§ **Your objective**
Return all the data below as it stands, minus the pictures.

· · · · · · ·

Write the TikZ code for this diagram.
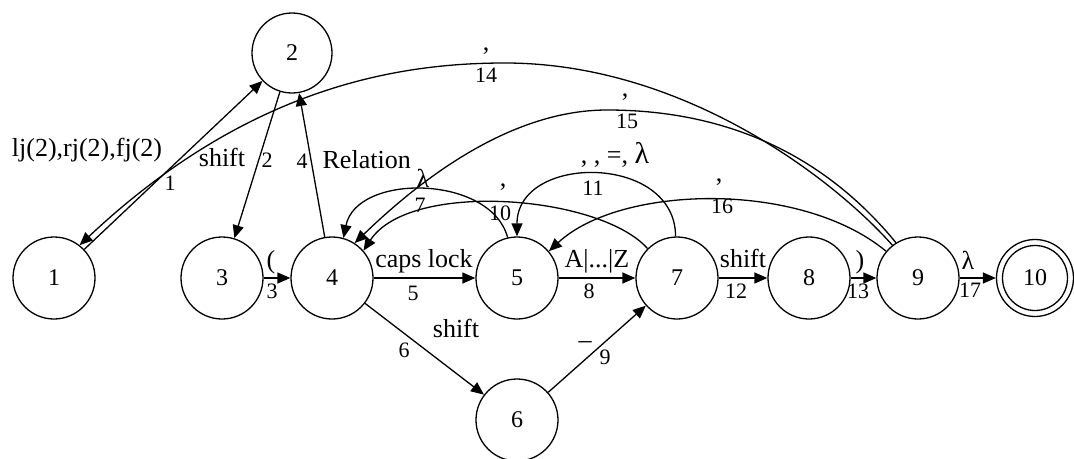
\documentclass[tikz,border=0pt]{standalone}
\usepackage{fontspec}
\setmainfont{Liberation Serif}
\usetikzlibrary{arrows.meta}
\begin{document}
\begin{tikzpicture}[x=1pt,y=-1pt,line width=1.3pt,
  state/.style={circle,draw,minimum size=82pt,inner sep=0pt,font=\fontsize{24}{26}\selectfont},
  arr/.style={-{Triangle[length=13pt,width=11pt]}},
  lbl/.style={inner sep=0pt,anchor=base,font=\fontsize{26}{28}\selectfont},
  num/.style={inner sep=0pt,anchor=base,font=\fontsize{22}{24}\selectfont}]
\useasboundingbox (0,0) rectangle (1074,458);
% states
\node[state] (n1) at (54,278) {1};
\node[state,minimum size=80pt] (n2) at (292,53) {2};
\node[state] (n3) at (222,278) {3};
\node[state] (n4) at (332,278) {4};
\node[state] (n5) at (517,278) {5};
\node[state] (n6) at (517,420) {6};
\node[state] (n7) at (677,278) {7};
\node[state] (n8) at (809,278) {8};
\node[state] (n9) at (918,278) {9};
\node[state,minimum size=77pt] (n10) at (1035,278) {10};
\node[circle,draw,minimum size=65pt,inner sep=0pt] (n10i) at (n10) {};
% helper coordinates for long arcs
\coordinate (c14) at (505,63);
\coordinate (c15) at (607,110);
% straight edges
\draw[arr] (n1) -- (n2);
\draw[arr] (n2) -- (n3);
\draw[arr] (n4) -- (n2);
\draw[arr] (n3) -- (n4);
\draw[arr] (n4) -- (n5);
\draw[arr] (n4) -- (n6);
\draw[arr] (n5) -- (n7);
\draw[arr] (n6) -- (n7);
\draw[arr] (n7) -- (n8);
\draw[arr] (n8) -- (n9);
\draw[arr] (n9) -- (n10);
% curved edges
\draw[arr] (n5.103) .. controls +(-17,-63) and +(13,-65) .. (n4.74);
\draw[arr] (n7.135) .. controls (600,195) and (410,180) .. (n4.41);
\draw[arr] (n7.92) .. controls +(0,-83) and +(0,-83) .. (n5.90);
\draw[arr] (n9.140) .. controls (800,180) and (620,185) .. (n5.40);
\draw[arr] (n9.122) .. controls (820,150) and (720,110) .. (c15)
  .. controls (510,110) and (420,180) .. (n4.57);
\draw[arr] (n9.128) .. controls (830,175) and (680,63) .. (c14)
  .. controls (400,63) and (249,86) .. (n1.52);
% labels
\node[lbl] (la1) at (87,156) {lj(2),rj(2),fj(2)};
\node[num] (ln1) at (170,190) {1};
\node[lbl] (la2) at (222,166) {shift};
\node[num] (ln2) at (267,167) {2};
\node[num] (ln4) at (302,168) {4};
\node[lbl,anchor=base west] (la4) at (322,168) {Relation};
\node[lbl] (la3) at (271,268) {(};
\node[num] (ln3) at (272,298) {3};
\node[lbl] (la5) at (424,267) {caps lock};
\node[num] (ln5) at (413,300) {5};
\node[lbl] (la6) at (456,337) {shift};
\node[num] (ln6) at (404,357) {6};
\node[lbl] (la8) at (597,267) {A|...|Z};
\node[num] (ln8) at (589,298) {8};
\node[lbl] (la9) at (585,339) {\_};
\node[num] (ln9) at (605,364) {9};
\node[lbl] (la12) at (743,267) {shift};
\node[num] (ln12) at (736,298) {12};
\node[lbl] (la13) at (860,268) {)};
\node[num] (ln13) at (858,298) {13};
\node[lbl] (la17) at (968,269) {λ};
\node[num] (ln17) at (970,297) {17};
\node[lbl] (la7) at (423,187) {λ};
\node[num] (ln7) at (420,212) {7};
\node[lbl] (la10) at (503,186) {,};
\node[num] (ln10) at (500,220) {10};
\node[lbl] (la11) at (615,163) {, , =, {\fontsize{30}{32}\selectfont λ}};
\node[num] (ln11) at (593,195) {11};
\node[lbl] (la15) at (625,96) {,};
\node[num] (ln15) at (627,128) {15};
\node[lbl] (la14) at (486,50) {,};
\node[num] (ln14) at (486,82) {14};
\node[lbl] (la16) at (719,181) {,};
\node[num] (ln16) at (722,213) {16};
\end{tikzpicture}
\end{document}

· · · · · · ·

§ **Exercise response**
Write the TikZ code for this diagram.
\documentclass[tikz,border=0pt]{standalone}
\usepackage{fontspec}
\setmainfont{Liberation Serif}
\usetikzlibrary{arrows.meta}
\begin{document}
\begin{tikzpicture}[x=1pt,y=-1pt,line width=1.3pt,
  state/.style={circle,draw,minimum size=82pt,inner sep=0pt,font=\fontsize{24}{26}\selectfont},
  arr/.style={-{Triangle[length=13pt,width=11pt]}},
  lbl/.style={inner sep=0pt,anchor=base,font=\fontsize{26}{28}\selectfont},
  num/.style={inner sep=0pt,anchor=base,font=\fontsize{22}{24}\selectfont}]
\useasboundingbox (0,0) rectangle (1074,458);
% states
\node[state] (n1) at (54,278) {1};
\node[state,minimum size=80pt] (n2) at (292,53) {2};
\node[state] (n3) at (222,278) {3};
\node[state] (n4) at (332,278) {4};
\node[state] (n5) at (517,278) {5};
\node[state] (n6) at (517,420) {6};
\node[state] (n7) at (677,278) {7};
\node[state] (n8) at (809,278) {8};
\node[state] (n9) at (918,278) {9};
\node[state,minimum size=77pt] (n10) at (1035,278) {10};
\node[circle,draw,minimum size=65pt,inner sep=0pt] (n10i) at (n10) {};
% helper coordinates for long arcs
\coordinate (c14) at (505,63);
\coordinate (c15) at (607,110);
% straight edges
\draw[arr] (n1) -- (n2);
\draw[arr] (n2) -- (n3);
\draw[arr] (n4) -- (n2);
\draw[arr] (n3) -- (n4);
\draw[arr] (n4) -- (n5);
\draw[arr] (n4) -- (n6);
\draw[arr] (n5) -- (n7);
\draw[arr] (n6) -- (n7);
\draw[arr] (n7) -- (n8);
\draw[arr] (n8) -- (n9);
\draw[arr] (n9) -- (n10);
% curved edges
\draw[arr] (n5.103) .. controls +(-17,-63) and +(13,-65) .. (n4.74);
\draw[arr] (n7.135) .. controls (600,195) and (410,180) .. (n4.41);
\draw[arr] (n7.92) .. controls +(0,-83) and +(0,-83) .. (n5.90);
\draw[arr] (n9.140) .. controls (800,180) and (620,185) .. (n5.40);
\draw[arr] (n9.122) .. controls (820,150) and (720,110) .. (c15)
  .. controls (510,110) and (420,180) .. (n4.57);
\draw[arr] (n9.128) .. controls (830,175) and (680,63) .. (c14)
  .. controls (400,63) and (249,86) .. (n1.52);
% labels
\node[lbl] (la1) at (87,156) {lj(2),rj(2),fj(2)};
\node[num] (ln1) at (170,190) {1};
\node[lbl] (la2) at (222,166) {shift};
\node[num] (ln2) at (267,167) {2};
\node[num] (ln4) at (302,168) {4};
\node[lbl,anchor=base west] (la4) at (322,168) {Relation};
\node[lbl] (la3) at (271,268) {(};
\node[num] (ln3) at (272,298) {3};
\node[lbl] (la5) at (424,267) {caps lock};
\node[num] (ln5) at (413,300) {5};
\node[lbl] (la6) at (456,337) {shift};
\node[num] (ln6) at (404,357) {6};
\node[lbl] (la8) at (597,267) {A|...|Z};
\node[num] (ln8) at (589,298) {8};
\node[lbl] (la9) at (585,339) {\_};
\node[num] (ln9) at (605,364) {9};
\node[lbl] (la12) at (743,267) {shift};
\node[num] (ln12) at (736,298) {12};
\node[lbl] (la13) at (860,268) {)};
\node[num] (ln13) at (858,298) {13};
\node[lbl] (la17) at (968,269) {λ};
\node[num] (ln17) at (970,297) {17};
\node[lbl] (la7) at (423,187) {λ};
\node[num] (ln7) at (420,212) {7};
\node[lbl] (la10) at (503,186) {,};
\node[num] (ln10) at (500,220) {10};
\node[lbl] (la11) at (615,163) {, , =, {\fontsize{30}{32}\selectfont λ}};
\node[num] (ln11) at (593,195) {11};
\node[lbl] (la15) at (625,96) {,};
\node[num] (ln15) at (627,128) {15};
\node[lbl] (la14) at (486,50) {,};
\node[num] (ln14) at (486,82) {14};
\node[lbl] (la16) at (719,181) {,};
\node[num] (ln16) at (722,213) {16};
\end{tikzpicture}
\end{document}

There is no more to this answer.